Então, será um filme irregular, um pastel, um calidoscópio desorganizado? Não. O milagre é que a plasticidade se oferece sem ter o diretor recorrido a truques medíocres, arabescos ou movimentação forçada de câmera ou luz ou representação, e flui a história – no diálogo econômico, conciso, nas longas e significativas pausas, apenas a música incidental ou um sublinhamento discreto, na angulação expressiva que não se sente, aceitando-a como uma exigência de sensatez.
Sim, é a Düsseldorf de 1930 – ou como a imaginamos, a que nos oferece o filme. Ali, a importância de uma Alemanha esmagada em seus desígnios guerreiros e em seu orgulho nacional na pessoa de um homem impotente cujo desespero se cristaliza no ataque covarde e mortal a vítimas indefesas. Um apólogo? Pode ser. O tarado sexual tem uma paixão tranquilizadora, a jovem cantora da café-concerto, Anna – no traje, o corpete negro, as coxas roliças à mostra, no comportamento debochado e ao mesmo tempo sedutor, na voz rouca que entoa cançonetas ruidosas ao som de violinos, no estabelecimento enfumaçado e mal frequentado, em tudo por tudo, uma notória semelhança com a Lola-Lola de O Anjo Azul, de Von Sternberg. Deliberado? Eis outra incógnita nesse caráter complexo, o diretor Robert Hossein.

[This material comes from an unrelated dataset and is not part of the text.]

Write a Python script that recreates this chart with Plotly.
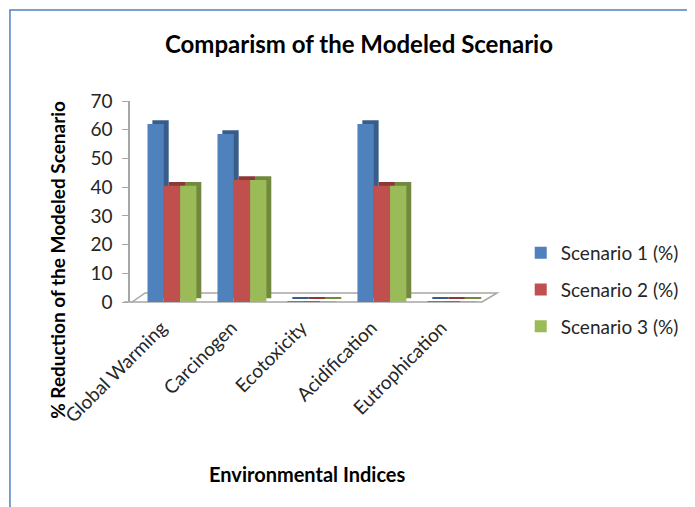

O tarado mata, seguidamente, várias raparigas – por detalhes aparentemente insignificantes, que o impelem ao crime. Monstro? Não pretende o diretor fazer psicanálise – felizmente. Faz cinema. Certo, o óbvio da descrição do caos alemão, modelo 1930, às vezes cansa, irrita. Contudo, é um espetáculo, não é? O pobre público que foi colher lá sai tosquiado. Não, não é um vulgar filme terrorífico; mesmo o suspense é estudado, sofisticado, cabotino. Entretanto, convence. Trata-se de um filme que não entusiasma excessivamente, mas se coloca entre os mais interessantes da temporada.